Plotting code records:
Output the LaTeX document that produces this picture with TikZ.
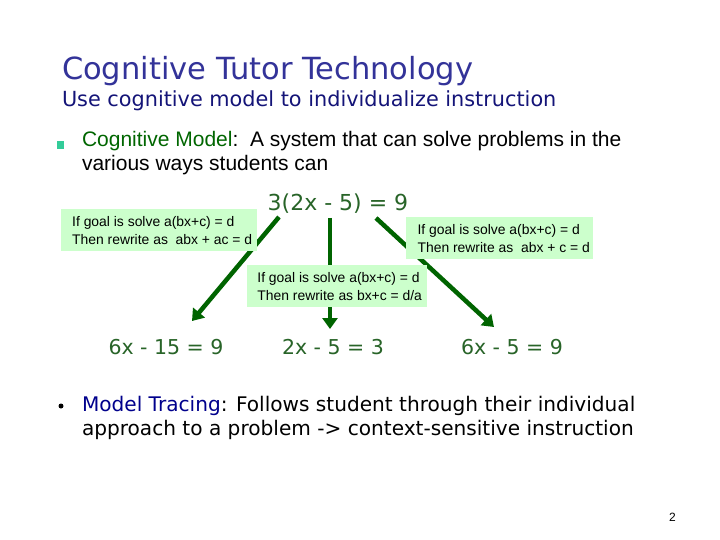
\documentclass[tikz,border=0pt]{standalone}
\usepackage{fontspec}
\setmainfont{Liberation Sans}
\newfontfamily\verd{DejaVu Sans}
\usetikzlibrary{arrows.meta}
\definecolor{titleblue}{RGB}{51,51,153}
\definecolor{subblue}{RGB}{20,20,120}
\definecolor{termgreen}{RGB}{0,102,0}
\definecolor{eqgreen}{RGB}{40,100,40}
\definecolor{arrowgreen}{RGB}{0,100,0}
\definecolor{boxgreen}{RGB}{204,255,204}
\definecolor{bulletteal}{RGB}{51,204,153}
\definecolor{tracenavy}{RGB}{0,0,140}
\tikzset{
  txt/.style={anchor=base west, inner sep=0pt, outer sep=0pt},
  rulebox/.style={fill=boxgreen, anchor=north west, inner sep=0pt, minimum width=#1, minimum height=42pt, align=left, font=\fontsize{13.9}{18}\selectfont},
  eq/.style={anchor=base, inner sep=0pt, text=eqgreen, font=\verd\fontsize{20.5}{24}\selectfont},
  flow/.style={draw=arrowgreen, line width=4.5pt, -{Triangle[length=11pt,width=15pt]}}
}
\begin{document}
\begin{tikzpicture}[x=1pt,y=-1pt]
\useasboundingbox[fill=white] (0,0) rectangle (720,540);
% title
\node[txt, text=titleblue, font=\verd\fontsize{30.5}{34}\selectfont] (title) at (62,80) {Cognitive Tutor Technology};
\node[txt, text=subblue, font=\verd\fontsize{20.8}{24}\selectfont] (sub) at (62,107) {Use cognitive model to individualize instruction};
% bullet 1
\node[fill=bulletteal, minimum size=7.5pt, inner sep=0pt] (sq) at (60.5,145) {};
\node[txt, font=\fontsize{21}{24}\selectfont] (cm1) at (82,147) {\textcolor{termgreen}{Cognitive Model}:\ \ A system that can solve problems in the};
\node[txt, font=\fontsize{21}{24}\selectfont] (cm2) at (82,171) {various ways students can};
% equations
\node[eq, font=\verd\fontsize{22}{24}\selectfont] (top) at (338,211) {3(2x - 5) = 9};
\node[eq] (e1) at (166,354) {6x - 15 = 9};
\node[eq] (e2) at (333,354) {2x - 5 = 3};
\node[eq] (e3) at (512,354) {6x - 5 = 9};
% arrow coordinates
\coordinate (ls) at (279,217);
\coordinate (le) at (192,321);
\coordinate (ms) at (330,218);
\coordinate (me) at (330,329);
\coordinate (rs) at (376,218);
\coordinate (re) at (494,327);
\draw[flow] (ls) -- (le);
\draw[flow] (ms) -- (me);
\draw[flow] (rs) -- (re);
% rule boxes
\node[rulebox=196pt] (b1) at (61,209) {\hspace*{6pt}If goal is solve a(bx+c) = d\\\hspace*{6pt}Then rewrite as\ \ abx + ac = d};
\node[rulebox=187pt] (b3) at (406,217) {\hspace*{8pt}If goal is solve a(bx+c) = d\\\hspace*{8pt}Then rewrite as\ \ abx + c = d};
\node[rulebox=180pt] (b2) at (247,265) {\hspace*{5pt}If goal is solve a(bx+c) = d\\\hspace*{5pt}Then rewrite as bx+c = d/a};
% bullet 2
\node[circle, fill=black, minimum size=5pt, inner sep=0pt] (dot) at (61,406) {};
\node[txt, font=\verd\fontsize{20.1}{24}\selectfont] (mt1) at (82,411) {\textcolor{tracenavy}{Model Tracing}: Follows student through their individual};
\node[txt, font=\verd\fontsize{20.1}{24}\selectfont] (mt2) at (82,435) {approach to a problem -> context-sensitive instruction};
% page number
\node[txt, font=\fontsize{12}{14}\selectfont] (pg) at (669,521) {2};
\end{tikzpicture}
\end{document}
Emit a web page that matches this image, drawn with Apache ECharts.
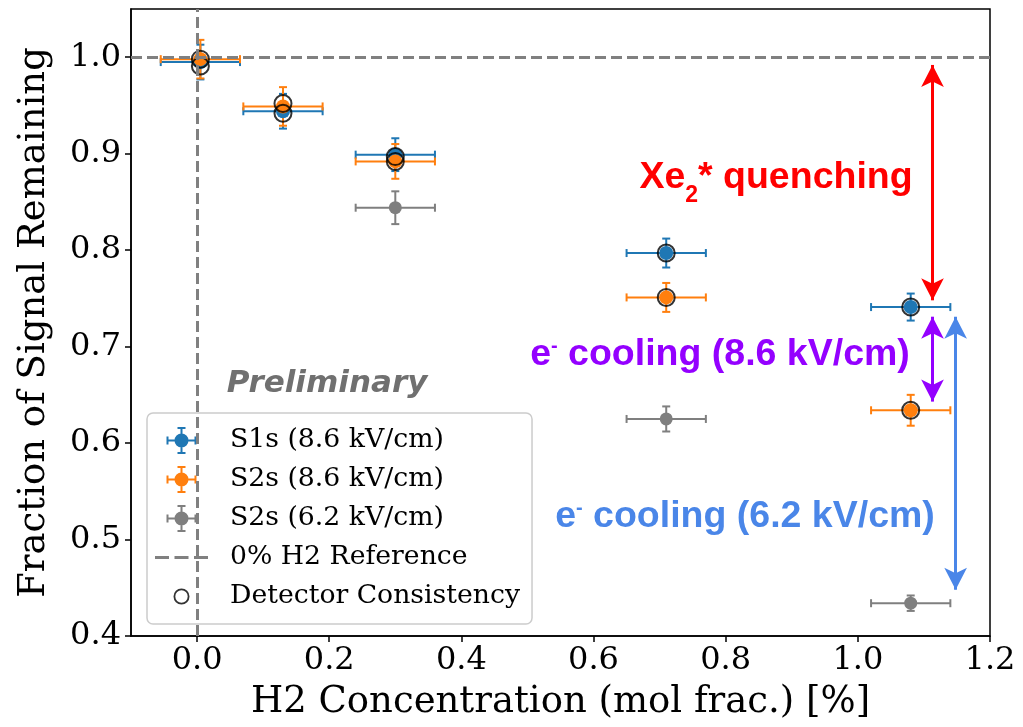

Exercise requirements — The word "page" may occur in lines of the records. Report how many such lines there are, giving only the number.

Exercise answer — 2